Set down, exactly as written, the lines from the top of the data to the line that holds "minimum height=80pt] (freg)", and omit the pictures.

━━ Data excerpt ━━

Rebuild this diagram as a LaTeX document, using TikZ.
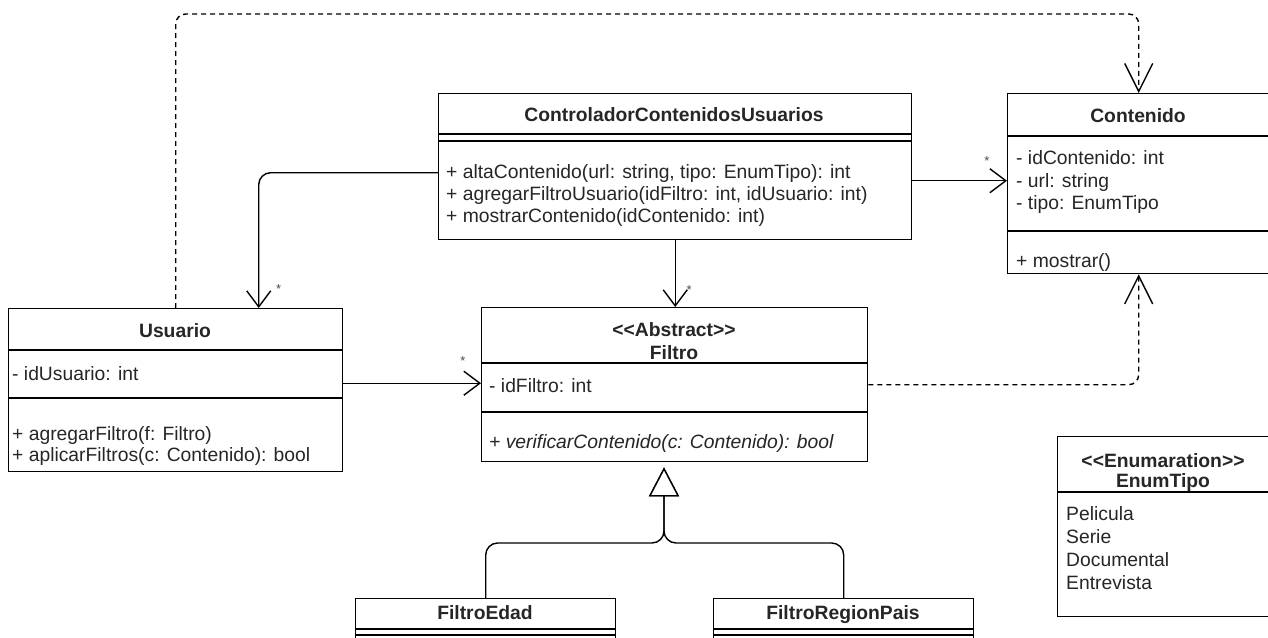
\documentclass[tikz,border=0pt]{standalone}
\usepackage{fontspec}
\setmainfont{Liberation Sans}
\usetikzlibrary{calc,arrows.meta}

\tikzset{
  classbox/.style={draw, line width=1.4pt, fill=white, anchor=north west, inner sep=0pt},
  ctitle/.style={anchor=base, inner sep=0pt, font=\bfseries\fontsize{19.3}{20}\selectfont, text=black!85},
  member/.style={anchor=base west, inner sep=0pt, font=\fontsize{19.3}{22}\selectfont, text=black!85},
  mult/.style={inner sep=0pt, font=\fontsize{13}{13}\selectfont, text=black!70},
  assoc/.style={line width=1.4pt, -{Straight Barb[length=16pt,width=24pt]}, rounded corners=12pt},
  dep/.style={line width=1.4pt, dash pattern=on 5pt off 4pt, -{Straight Barb[length=28pt,width=28pt]}, rounded corners=10pt},
  inh/.style={line width=1.4pt, -{Triangle[open,fill=white,length=29pt,width=30pt]}, rounded corners=12pt},
}

\begin{document}
\begin{tikzpicture}[x=1pt,y=-1pt]
\useasboundingbox (0,0) rectangle (1268,637);
\fill[white] (0,0) rectangle (1268,637);
\clip (0,0) rectangle (1268,637);

% class boxes
\node[classbox, minimum width=473pt, minimum height=146pt] (ctrl) at (438,93) {};
\node[classbox, minimum width=262pt, minimum height=180pt] (cont) at (1007,93) {};
\node[classbox, minimum width=334pt, minimum height=163pt] (usu) at (8,308) {};
\node[classbox, minimum width=386pt, minimum height=154pt] (fil) at (481,307) {};
\node[classbox, minimum width=212pt, minimum height=180pt] (enumt) at (1057,436) {};
\node[classbox, minimum width=260pt, minimum height=80pt] (fedad) at (355,598) {};
\node[classbox, minimum width=260pt, minimum height=80pt] (freg) at (713,598) {};

% compartments
\draw[line width=1.4pt] ($(ctrl.north west)+(0,41)$) -- ($(ctrl.north east)+(0,41)$);
\draw[line width=1.4pt] ($(ctrl.north west)+(0,48)$) -- ($(ctrl.north east)+(0,48)$);
\draw[line width=1.4pt] ($(cont.north west)+(0,43)$) -- ($(cont.north east)+(0,43)$);
\draw[line width=1.4pt] ($(cont.north west)+(0,138)$) -- ($(cont.north east)+(0,138)$);
\draw[line width=1.4pt] ($(usu.north west)+(0,42)$) -- ($(usu.north east)+(0,42)$);
\draw[line width=1.4pt] ($(usu.north west)+(0,90)$) -- ($(usu.north east)+(0,90)$);
\draw[line width=1.4pt] ($(fil.north west)+(0,56)$) -- ($(fil.north east)+(0,56)$);
\draw[line width=1.4pt] ($(fil.north west)+(0,105)$) -- ($(fil.north east)+(0,105)$);
\draw[line width=1.4pt] ($(enumt.north west)+(0,56)$) -- ($(enumt.north east)+(0,56)$);
\draw[line width=1.4pt] ($(fedad.north west)+(0,31)$) -- ($(fedad.north east)+(0,31)$);
\draw[line width=1.4pt] ($(fedad.north west)+(0,37)$) -- ($(fedad.north east)+(0,37)$);
\draw[line width=1.4pt] ($(freg.north west)+(0,31)$) -- ($(freg.north east)+(0,31)$);
\draw[line width=1.4pt] ($(freg.north west)+(0,37)$) -- ($(freg.north east)+(0,37)$);

% names
\node[ctitle] (ctrlt) at (674,121) {ControladorContenidosUsuarios};
\node[ctitle] (contt) at (1138,122) {Contenido};
\node[ctitle] (usut) at (175,337) {Usuario};
\node[ctitle] (filst) at (674,336) {<{}<Abstract>{}>};
\node[ctitle] (filt) at (674,359) {Filtro};
\node[ctitle] (enumst) at (1163,467) {<{}<Enumaration>{}>};
\node[ctitle] (enumtt) at (1163,487) {EnumTipo};
\node[ctitle] (fedadt) at (485,619) {FiltroEdad};
\node[ctitle] (fregt) at (843,619) {FiltroRegionPais};

% members
\foreach \txt [count=\i] in {{+ altaContenido(url: string, tipo: EnumTipo): int},
    {+ agregarFiltroUsuario(idFiltro: int, idUsuario: int)},
    {+ mostrarContenido(idContenido: int)}}
  \node[member] (ctrlm\i) at (446,156+22*\i) {\txt};
\foreach \txt [count=\i] in {{- idContenido: int}, {- url: string}, {- tipo: EnumTipo}}
  \node[member] (conta\i) at (1016,142+22.5*\i) {\txt};
\node[member] (contm1) at (1016,267) {+ mostrar()};
\node[member] (usua1) at (12,380) {- idUsuario: int};
\node[member] (usum1) at (12,440) {+ agregarFiltro(f: Filtro)};
\node[member] (usum2) at (12,461) {+ aplicarFiltros(c: Contenido): bool};
\node[member] (fila1) at (489,392) {- idFiltro: int};
\node[member, font=\itshape\fontsize{19.3}{22}\selectfont] (film1) at (489,448) {+ verificarContenido(c: Contenido): bool};
\foreach \txt [count=\i] in {Pelicula, Serie, Documental, Entrevista}
  \node[member] (enumv\i) at (1066,497+23*\i) {\txt};

% associations
\draw[assoc] ([yshift=-6pt]ctrl.west) -| ([xshift=83pt]usu.north)
  node[mult, at end, xshift=20pt, yshift=19pt] {*};
\draw[assoc] (ctrl.south) -- (ctrl.south |- fil.north)
  node[mult, at end, xshift=14pt, yshift=17pt] {*};
\draw[assoc] ([yshift=-14pt]ctrl.east) -- ([yshift=-14pt]ctrl.east -| cont.west)
  node[mult, at end, xshift=-20pt, yshift=20pt] {*};
\draw[assoc] ([yshift=7pt]usu.east) -- ([yshift=7pt]usu.east -| fil.west)
  node[mult, at end, xshift=-18pt, yshift=22pt] {*};

% dependencies
\coordinate (top) at (600,14);
\draw[dep] (usu.north) |- (top) -| (cont.north);
\draw[dep] (fil.east) -| (cont.south);

% generalization
\coordinate (junc) at (664,543);
\draw[inh] (fedad.north) |- (junc) -- ([yshift=-5pt]junc |- fil.south);
\draw[inh] (freg.north) |- (junc) -- ([yshift=-5pt]junc |- fil.south);
\end{tikzpicture}
\end{document}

━━━

• Exercise output
Rebuild this diagram as a LaTeX document, using TikZ.
\documentclass[tikz,border=0pt]{standalone}
\usepackage{fontspec}
\setmainfont{Liberation Sans}
\usetikzlibrary{calc,arrows.meta}

\tikzset{
  classbox/.style={draw, line width=1.4pt, fill=white, anchor=north west, inner sep=0pt},
  ctitle/.style={anchor=base, inner sep=0pt, font=\bfseries\fontsize{19.3}{20}\selectfont, text=black!85},
  member/.style={anchor=base west, inner sep=0pt, font=\fontsize{19.3}{22}\selectfont, text=black!85},
  mult/.style={inner sep=0pt, font=\fontsize{13}{13}\selectfont, text=black!70},
  assoc/.style={line width=1.4pt, -{Straight Barb[length=16pt,width=24pt]}, rounded corners=12pt},
  dep/.style={line width=1.4pt, dash pattern=on 5pt off 4pt, -{Straight Barb[length=28pt,width=28pt]}, rounded corners=10pt},
  inh/.style={line width=1.4pt, -{Triangle[open,fill=white,length=29pt,width=30pt]}, rounded corners=12pt},
}

\begin{document}
\begin{tikzpicture}[x=1pt,y=-1pt]
\useasboundingbox (0,0) rectangle (1268,637);
\fill[white] (0,0) rectangle (1268,637);
\clip (0,0) rectangle (1268,637);

% class boxes
\node[classbox, minimum width=473pt, minimum height=146pt] (ctrl) at (438,93) {};
\node[classbox, minimum width=262pt, minimum height=180pt] (cont) at (1007,93) {};
\node[classbox, minimum width=334pt, minimum height=163pt] (usu) at (8,308) {};
\node[classbox, minimum width=386pt, minimum height=154pt] (fil) at (481,307) {};
\node[classbox, minimum width=212pt, minimum height=180pt] (enumt) at (1057,436) {};
\node[classbox, minimum width=260pt, minimum height=80pt] (fedad) at (355,598) {};
\node[classbox, minimum width=260pt, minimum height=80pt] (freg) at (713,598) {};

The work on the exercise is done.